Postmen in the Mountains

Starring Rujun Ten, Ye Liu. Directed by Huo Jianqi; written by Si Wu. In Mandarin with English subtitles. Opens today at the 4 Star Movie Theater.

Advertised as "from the makers of Chen Kaige's 'Together'," the new film "Postmen in the Mountains" looked as if it would be one of those sweet, brain-dead foreign films that Miramax loves to scoop up, filled to bursting with swelling violin-and-angel-choir music and tear-filled hellos and goodbyes.

Thankfully, I was wrong. Within minutes "Postmen in the Mountains" proves itself a quietly beautiful tale in which very little is shown and everything is imagined.

It turns out that the film's director, Huo Jianqi, has less in common with Chen Kaige than he does with Chen's fifth-generation colleague, Tian Zhuangzhuang. In fact, Huo worked as art director on the greatest Chinese movie ever made, Tian's "The Horse Thief" (1986).

"Postmen in the Mountains" follows a deliriously simple premise: An aging postman (Rujun Ten) passes his route onto his son. The two of them travel it together one time -- the son's first time and the father's last. The catch is that the route winds up and around the mountains and takes three days to complete (think of the overtime!).

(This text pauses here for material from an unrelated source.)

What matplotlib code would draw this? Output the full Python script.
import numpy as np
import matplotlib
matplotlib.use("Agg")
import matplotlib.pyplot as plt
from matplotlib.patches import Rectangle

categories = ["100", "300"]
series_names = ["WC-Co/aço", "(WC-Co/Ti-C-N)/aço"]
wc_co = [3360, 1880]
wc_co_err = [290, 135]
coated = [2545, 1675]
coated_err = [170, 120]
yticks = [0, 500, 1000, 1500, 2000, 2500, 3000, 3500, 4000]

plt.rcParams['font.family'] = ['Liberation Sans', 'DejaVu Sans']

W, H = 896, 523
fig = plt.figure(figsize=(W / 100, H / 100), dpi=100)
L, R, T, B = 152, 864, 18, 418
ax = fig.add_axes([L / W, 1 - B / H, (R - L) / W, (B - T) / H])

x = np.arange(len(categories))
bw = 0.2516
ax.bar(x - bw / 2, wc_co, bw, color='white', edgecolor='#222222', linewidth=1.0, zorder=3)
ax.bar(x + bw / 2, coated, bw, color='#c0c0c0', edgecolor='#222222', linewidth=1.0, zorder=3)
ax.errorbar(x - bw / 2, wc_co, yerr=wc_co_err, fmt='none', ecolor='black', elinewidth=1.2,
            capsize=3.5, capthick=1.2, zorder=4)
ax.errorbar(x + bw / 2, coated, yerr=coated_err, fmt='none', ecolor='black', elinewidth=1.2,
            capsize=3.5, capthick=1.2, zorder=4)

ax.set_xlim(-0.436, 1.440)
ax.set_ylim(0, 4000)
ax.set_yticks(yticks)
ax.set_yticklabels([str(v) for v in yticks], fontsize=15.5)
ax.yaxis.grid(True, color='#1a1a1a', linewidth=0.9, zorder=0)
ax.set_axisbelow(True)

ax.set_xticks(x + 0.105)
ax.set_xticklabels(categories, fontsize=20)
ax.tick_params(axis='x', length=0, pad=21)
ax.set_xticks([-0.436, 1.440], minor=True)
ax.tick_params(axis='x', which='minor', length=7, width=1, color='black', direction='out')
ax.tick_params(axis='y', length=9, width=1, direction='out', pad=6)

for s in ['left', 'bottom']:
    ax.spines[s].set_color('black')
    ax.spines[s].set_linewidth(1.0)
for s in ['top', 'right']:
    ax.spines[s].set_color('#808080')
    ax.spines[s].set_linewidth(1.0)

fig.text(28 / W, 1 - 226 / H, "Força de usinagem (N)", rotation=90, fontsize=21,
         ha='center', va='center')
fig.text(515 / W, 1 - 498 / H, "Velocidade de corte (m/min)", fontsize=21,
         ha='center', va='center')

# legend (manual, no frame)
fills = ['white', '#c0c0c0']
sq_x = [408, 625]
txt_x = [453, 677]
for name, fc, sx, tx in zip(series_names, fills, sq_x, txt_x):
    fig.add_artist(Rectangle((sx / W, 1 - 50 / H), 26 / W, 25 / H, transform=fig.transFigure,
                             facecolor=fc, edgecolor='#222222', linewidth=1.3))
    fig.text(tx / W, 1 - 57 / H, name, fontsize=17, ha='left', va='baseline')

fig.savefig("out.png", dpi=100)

Father and son remain mostly quiet on the trail, with their faithful dog trotting on ahead and announcing the mail's arrival. Huo sometimes shows us their thoughts in misty flashbacks. The son remembers feeling scared of his father, and the father remembers meeting his wife while on his route.

When they do speak, it's usually to argue, but the arguments are petty (should they listen to the radio or shouldn't they?) and merely cover up for the epic timelessness of this trip.

For example, the postman usually delivers a letter to an old blind woman; the envelope contains money and a blank piece of paper. The postman pretends to read the "letter" to the woman, telling her how her children and grandchildren are faring in the big city.

Huo handles the scene beautifully, not only in itself, but also in regards to the bigger picture. While he reads, we ponder: How long did it take for him to get into this routine? How many trips along the route? Is this something the son could have learned on his own?

In another village, a happy couple has postponed their wedding until the postman has arrived and can join them. He's part of an enormous community, but also utterly alone.

Indeed, the entire movie swims delightfully in such universal contradictions. Each and every tiny gesture or footstep along the path has enormous repercussions; it's both an old routine and completely new. When father and son stop for a rest, we know that this spot will continue to live on in the son's memory after he takes the route solo, each time he passes it.

Sometimes Huo slips just a little. In one scene, the wind carries away a handful of letters. The father and his dog chase after them in slow motion, which adds extra significance to an event that doesn't need it. And when the son carries the father across a frigid stream on his back, the narration doubles up, telling us what we're already thinking.

But for the most part, Huo succeeds with a superb debut, using a painterly sense of landscape to capture its beauty and its flow. "Postmen in the Mountains" crosses the line between subtlety and sweetness to become the most intelligent audience-friendly foreign language film since "Jean de Florette" and "Manon of the Spring."

Unfortunately, the English subtitles on this print are so poorly translated that we sometimes don't understand what the characters are saying. Nonetheless, the physical beauty of the film speaks volumes. Don't miss it.